When I say the fate of CV-19 is to become endemic, it means that it will just become part of the regular melange of pathogens that we are exposed to, with a background rate of infections and illness.  It isn’t going away but it will persist at a fairly stable and low level that we live with.  Sound kind of like flu, right?  This article discusses that transition to endemicity.  (Cell Article)

I like studies that examine the physical process of infection at a micro level–what happens when CV-19 is introduced into the respiratory tract.  CV-19 can affect all studied tissues in the head and neck area but showed a particular affinity for trachea and nasal cavity tissues.    (Cell Study)

 

Join the discussion 6 Comments

  • J. Thomas says:

    Great variety of perspectives and info as usual, thank you !

    So, how do we know if the next ‘variant’ comes from natural virus mutation or another Fauci cocktail from his Wuhan lab? Speaking of ‘crickets’, are our tax dollars still funding his ‘GoF’ research? How is this human piece of %#*@ still allowed to carry on as if there’s no culpability? Where does this stand in the legal system? Are there any active indictments against him?

  • Stacey Atneosen says:

    Kevin why isn’t anyone pointing out that obesity is very detrimental to surviving Covid19 and adults and children should take this rare opportunity to focus on exercise and eating right?

  • Rob says:

    “the youngest aged adult groups have the highest contact rates and the oldest, the lowest contact rates.”

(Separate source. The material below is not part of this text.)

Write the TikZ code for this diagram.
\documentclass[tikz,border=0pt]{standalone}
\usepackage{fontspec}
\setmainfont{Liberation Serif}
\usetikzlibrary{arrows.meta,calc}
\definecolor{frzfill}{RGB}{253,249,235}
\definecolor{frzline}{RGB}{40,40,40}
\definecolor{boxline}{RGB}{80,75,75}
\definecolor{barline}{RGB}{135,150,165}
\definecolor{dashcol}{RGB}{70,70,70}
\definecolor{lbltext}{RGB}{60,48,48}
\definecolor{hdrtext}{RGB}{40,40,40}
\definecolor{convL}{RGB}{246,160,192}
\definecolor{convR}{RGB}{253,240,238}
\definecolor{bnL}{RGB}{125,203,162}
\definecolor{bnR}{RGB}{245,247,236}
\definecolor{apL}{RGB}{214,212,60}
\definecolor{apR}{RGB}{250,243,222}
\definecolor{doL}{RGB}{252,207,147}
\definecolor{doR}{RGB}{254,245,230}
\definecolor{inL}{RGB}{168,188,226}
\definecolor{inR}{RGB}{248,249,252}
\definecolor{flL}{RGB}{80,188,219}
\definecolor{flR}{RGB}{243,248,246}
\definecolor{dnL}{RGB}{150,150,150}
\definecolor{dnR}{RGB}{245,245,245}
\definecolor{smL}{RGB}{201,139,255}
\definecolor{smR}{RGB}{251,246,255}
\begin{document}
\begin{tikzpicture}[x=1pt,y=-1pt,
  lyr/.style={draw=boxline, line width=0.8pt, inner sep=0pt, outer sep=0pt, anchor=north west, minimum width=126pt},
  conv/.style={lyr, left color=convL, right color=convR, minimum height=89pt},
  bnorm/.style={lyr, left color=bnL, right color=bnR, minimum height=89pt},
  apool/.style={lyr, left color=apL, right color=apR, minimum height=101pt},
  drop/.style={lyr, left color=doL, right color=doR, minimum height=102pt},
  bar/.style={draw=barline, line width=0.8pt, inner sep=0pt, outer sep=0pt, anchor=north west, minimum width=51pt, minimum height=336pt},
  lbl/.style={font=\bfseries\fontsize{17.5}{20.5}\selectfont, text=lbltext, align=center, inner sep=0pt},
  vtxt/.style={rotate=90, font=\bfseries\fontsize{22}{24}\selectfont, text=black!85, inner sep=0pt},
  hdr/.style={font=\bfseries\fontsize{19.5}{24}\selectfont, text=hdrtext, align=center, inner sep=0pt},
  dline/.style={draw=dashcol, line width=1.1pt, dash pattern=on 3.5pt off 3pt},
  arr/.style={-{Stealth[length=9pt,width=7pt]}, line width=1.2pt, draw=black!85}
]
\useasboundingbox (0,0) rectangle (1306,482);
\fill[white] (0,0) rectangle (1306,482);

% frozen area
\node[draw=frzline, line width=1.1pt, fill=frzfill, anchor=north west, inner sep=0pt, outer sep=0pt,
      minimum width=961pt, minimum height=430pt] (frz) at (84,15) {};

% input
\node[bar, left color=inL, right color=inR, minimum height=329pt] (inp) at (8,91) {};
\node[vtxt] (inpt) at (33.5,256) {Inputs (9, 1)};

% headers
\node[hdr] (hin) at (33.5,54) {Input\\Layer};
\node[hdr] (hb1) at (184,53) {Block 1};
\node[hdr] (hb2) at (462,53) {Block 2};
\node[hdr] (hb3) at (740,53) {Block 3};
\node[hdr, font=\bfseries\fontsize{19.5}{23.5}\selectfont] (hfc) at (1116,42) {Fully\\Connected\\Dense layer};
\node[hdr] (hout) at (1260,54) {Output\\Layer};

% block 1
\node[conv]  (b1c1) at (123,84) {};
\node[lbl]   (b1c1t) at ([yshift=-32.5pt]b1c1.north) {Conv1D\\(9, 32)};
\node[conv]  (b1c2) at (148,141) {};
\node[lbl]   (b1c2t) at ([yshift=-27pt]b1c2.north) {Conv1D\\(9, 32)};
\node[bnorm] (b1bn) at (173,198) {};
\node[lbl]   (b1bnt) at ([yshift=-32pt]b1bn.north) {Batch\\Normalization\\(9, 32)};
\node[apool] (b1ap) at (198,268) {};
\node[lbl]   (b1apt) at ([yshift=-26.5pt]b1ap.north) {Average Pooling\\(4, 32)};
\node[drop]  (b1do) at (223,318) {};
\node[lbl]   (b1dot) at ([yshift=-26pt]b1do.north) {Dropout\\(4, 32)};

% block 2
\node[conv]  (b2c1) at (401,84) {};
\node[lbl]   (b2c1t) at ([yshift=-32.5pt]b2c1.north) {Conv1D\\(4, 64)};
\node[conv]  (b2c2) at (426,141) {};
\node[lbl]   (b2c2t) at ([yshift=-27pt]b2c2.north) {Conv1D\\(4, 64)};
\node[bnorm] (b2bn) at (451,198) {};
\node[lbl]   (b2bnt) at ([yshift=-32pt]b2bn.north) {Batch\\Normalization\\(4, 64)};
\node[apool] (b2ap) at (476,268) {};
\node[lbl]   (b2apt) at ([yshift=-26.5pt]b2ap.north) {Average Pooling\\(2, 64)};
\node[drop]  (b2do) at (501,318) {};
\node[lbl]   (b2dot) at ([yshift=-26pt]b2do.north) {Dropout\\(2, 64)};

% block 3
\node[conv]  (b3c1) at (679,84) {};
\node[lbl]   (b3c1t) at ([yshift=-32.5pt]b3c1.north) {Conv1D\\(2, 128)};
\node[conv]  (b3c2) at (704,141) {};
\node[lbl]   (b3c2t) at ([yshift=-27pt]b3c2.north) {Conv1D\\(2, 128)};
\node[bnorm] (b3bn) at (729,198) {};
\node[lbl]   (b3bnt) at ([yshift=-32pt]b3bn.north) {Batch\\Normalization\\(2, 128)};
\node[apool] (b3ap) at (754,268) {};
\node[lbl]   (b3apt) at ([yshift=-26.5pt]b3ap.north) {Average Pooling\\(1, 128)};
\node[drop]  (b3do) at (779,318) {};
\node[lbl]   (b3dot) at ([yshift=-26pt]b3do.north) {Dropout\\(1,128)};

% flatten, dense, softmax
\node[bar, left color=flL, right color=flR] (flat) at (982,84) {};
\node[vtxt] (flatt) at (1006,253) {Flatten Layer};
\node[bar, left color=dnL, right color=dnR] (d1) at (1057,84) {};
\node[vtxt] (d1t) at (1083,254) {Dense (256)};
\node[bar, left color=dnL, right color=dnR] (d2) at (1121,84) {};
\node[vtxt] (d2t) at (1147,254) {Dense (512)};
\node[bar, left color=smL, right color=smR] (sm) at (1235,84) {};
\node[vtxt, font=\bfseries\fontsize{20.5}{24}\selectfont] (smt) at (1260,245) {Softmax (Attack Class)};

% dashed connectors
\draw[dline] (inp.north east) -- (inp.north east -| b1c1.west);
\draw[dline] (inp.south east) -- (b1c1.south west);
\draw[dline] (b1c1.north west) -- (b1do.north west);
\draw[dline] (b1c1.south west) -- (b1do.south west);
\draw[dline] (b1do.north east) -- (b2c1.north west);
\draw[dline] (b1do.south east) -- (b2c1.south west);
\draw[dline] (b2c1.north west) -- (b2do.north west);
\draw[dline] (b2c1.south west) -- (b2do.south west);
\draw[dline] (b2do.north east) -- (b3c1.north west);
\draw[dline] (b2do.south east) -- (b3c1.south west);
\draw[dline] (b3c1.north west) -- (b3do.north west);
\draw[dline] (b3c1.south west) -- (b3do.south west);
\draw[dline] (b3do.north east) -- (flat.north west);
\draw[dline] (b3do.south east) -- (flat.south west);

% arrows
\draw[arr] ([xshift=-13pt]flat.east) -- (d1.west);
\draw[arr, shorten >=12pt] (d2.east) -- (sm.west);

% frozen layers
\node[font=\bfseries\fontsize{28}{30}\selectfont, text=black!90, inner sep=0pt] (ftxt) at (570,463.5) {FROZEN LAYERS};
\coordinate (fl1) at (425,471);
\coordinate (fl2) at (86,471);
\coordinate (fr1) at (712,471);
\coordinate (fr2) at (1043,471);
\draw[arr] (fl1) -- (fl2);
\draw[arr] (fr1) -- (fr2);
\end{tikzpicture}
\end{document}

    Interesting that the mortality rate increases as the contact rate decreases. One could suggest that lockdowns increased mortality rather than reduce it. Of course, the older population is also more likely to be taking immuno-suppressing medications.

  • J. Thomas says:

    Couldn’t agree more SA, YOUR health is YOUR responsibility. However, it’s not pointed out because the concept of personal responsibility from socialists doesn’t exist. The ‘State’ is in place to coddle you from cradle to grave, as long as you conform to a dummied down existence to please their view of the world. Just wear you mask, take their [vaccines], do your job, go home and shut up. Combine that with the eugenics mentality of the people at the root of this ‘pandemic’ and you have a complete answer.

  • Kevin Roche says:

    I believe that stay-at-home, work-at-home orders did in fact increase household transmission and probably did increase mortality by putting people in closer quarters, but I also don’t think the lesser contacts of older people are in any way associated with more deaths in that group. The formula is more complex. If you have more contacts, but a healthier immune system, like young people, your infection rate per contact is likely much lower. Frail elderly with very weak immune systems may only need one contact with a small amount of virus to get a serious illness and even die.

  • Nick says:

    J. Thomas couldn’t of said it any better. Do as your told not what believe.